If not the phrase engineer doesn't mean what it once did. I am a systems engineer in network operations. What i really do is sit behind my desk in a basement for 12 hrs a day connecting to both physical and virtual servers across the UK and doing windows updates.
(ok so there is a bit mote to it but yeah)
 
Is the quote the job description?

If not the phrase engineer doesn't mean what it once did.

For a long time it hasn't, the job description might as well say 'remote hands' but if you just want to work in a DC then it is an option.

P.s. "Supervision of 3rd party vendors" will be the most boring task ever. I hate spending any time at all in our DC, and aim to spend as little time as possible in there and having to spend any time essentially watching someone else work is to be avoided.
 
To be honest, the actual physical work in becoming very unskilled labour at this point, it's just a matter of being able to lift stuff and plug cables into the right places, you don't need much technical skill to do that and the pay reflects that fact.

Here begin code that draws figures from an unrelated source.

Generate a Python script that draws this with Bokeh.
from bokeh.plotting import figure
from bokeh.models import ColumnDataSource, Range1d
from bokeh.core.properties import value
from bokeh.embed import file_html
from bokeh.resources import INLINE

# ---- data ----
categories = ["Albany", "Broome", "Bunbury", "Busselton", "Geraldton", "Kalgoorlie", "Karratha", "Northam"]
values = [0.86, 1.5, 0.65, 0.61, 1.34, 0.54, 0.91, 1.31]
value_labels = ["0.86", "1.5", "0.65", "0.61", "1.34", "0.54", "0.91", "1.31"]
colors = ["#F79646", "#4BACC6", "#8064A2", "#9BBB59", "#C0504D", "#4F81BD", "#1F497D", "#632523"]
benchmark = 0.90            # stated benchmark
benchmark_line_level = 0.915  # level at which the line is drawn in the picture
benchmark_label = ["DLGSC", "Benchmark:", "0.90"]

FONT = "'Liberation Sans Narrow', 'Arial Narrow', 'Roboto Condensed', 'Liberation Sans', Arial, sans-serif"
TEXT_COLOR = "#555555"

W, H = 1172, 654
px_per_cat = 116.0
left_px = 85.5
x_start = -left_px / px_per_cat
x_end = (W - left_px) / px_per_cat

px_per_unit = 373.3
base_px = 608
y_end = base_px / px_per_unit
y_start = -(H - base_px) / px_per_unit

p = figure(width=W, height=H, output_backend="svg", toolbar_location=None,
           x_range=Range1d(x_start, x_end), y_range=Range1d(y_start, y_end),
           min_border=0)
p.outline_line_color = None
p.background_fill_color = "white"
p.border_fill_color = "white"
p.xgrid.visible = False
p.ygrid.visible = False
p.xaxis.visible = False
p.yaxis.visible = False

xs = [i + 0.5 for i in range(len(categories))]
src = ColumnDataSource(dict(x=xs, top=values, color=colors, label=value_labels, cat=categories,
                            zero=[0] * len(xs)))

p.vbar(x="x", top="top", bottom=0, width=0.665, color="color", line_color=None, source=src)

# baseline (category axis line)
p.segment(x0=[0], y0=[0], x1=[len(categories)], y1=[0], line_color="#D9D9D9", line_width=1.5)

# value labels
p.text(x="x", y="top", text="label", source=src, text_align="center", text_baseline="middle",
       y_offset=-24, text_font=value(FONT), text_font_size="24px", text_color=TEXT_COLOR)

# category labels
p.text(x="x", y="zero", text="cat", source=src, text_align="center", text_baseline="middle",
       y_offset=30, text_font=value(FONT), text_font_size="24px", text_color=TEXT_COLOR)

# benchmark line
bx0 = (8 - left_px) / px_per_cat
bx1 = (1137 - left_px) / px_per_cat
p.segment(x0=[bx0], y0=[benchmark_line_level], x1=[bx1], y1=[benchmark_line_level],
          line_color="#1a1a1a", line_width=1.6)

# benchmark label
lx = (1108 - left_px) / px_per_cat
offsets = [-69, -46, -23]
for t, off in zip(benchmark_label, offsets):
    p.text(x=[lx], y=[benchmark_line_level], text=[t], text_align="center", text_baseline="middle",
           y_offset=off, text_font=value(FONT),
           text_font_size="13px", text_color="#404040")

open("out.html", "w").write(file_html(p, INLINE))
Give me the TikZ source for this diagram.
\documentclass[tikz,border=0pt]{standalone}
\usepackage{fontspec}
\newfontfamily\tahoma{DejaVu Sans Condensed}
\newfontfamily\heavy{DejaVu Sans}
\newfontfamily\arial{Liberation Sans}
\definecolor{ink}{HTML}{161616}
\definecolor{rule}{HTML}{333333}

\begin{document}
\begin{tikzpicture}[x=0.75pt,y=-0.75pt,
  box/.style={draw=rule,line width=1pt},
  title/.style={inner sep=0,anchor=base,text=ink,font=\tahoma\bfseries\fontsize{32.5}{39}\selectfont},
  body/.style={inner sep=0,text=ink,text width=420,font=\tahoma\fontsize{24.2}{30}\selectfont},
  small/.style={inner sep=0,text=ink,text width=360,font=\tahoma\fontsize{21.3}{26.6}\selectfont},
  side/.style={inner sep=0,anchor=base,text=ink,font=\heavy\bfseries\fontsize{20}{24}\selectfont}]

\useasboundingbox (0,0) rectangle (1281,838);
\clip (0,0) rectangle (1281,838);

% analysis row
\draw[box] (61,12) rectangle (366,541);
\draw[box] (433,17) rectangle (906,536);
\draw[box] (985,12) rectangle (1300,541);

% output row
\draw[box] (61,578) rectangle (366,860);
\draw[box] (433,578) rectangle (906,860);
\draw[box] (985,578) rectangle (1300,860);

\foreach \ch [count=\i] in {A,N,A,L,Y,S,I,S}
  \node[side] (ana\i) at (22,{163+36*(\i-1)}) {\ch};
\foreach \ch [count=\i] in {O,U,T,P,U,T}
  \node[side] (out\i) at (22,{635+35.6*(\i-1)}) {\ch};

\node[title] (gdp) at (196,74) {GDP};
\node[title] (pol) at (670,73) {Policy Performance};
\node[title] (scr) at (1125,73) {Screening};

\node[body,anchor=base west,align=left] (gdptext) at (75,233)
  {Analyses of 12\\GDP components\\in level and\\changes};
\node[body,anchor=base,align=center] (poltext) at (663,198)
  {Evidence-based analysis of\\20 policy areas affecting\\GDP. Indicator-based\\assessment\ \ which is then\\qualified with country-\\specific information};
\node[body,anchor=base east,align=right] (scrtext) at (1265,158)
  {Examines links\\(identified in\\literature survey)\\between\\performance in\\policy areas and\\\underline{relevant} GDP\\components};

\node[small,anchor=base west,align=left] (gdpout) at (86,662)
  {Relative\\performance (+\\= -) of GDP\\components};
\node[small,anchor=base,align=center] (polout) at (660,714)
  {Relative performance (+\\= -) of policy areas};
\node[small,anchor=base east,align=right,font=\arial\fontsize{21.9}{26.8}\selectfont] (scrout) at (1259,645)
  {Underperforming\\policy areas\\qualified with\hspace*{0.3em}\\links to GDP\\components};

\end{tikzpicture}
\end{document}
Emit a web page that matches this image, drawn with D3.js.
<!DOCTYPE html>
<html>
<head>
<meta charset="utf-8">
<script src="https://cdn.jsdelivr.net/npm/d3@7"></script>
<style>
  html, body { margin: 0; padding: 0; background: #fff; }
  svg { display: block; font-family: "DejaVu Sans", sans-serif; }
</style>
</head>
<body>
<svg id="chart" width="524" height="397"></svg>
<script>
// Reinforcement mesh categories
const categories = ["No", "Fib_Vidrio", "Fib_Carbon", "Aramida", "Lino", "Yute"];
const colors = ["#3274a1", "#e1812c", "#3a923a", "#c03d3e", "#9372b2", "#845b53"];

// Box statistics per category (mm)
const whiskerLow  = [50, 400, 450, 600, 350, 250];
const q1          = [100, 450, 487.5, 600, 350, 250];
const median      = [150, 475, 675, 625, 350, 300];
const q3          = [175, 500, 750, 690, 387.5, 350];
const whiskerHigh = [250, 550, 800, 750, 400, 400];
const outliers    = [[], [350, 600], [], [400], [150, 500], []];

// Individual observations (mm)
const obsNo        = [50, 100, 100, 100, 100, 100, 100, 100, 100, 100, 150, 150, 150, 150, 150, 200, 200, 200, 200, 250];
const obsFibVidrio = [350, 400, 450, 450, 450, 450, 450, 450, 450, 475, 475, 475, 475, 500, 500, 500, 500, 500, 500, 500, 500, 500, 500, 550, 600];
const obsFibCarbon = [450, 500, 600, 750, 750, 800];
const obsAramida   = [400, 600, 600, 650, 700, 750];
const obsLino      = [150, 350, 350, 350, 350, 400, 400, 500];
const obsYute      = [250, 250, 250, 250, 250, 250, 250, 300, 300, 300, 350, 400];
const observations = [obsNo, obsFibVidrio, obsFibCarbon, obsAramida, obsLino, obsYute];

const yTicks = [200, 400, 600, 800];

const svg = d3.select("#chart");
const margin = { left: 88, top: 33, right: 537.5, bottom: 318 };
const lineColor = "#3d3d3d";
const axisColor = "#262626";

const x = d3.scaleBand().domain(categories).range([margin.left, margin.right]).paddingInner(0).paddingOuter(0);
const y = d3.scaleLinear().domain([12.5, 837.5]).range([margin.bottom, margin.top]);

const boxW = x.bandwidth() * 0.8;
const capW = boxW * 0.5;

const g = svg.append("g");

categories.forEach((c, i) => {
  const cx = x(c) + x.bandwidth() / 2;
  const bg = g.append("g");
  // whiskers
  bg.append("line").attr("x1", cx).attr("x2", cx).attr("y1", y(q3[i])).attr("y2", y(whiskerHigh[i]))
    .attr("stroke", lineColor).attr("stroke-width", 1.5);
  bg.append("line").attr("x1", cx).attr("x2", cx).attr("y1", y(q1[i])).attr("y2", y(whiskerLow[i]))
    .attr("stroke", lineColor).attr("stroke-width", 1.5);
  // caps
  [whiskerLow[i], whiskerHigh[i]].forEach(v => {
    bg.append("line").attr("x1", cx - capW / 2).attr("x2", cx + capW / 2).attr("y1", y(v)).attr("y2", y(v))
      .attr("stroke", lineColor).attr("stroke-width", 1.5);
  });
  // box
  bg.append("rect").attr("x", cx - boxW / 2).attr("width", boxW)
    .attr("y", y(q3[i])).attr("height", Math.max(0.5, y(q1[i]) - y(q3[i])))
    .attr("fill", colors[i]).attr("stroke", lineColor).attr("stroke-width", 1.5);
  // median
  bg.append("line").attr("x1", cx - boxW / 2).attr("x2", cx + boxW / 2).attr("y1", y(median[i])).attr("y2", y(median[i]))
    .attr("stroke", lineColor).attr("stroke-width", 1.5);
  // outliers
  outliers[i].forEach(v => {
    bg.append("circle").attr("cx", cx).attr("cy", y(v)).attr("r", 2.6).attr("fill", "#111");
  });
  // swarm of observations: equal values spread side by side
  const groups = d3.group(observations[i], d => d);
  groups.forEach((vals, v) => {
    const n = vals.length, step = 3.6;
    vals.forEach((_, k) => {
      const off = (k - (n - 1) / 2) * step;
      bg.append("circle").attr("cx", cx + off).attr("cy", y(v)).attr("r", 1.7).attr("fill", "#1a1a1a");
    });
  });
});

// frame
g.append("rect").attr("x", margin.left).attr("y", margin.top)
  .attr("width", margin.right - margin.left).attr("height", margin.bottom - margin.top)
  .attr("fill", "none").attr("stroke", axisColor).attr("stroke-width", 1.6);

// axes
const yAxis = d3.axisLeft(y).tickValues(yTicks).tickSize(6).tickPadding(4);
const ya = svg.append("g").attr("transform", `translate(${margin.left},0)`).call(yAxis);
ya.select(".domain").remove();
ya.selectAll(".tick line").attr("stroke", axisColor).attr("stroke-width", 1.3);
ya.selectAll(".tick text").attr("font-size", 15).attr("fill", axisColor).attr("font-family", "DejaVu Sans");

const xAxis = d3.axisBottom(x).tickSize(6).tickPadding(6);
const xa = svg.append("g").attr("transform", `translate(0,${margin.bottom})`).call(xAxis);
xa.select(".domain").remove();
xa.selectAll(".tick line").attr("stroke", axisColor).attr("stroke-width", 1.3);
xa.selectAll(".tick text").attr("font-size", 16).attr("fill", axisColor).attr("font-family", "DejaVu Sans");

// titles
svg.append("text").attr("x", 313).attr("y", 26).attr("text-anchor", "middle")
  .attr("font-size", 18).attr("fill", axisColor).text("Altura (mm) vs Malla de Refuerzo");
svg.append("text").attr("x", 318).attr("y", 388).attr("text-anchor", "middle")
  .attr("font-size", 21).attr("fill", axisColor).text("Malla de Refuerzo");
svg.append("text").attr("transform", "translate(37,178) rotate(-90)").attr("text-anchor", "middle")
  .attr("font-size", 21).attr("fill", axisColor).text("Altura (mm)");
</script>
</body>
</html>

Working for a company operating 40 datacenters globally, one of my big focuses for technology strategy was automating the datacenter so nobody there needed to do anything except plug the kit in. Between that and the onward march of of the cloud that's the future (and if you work for one of the big cloud providers, they're the kings of that kind of automation...).

The fact is even cheap people cost more than automation fairly quickly and automation is predictable, even good people make mistakes. The end result is an automated environment is more reliable and cheaper.

It's not a good long term bet in my view, learn the network stuff or learn the systems / operations / devops side and you'll have a career path but both will be sitting in an office not actually touching the hardware for the most part.
 
I don't want to say there will be no career progression starting out as a tech in a datacenter, but it's not much of a foot in the door to anything better. You're remote hands with someone else actually doing the troubleshooting.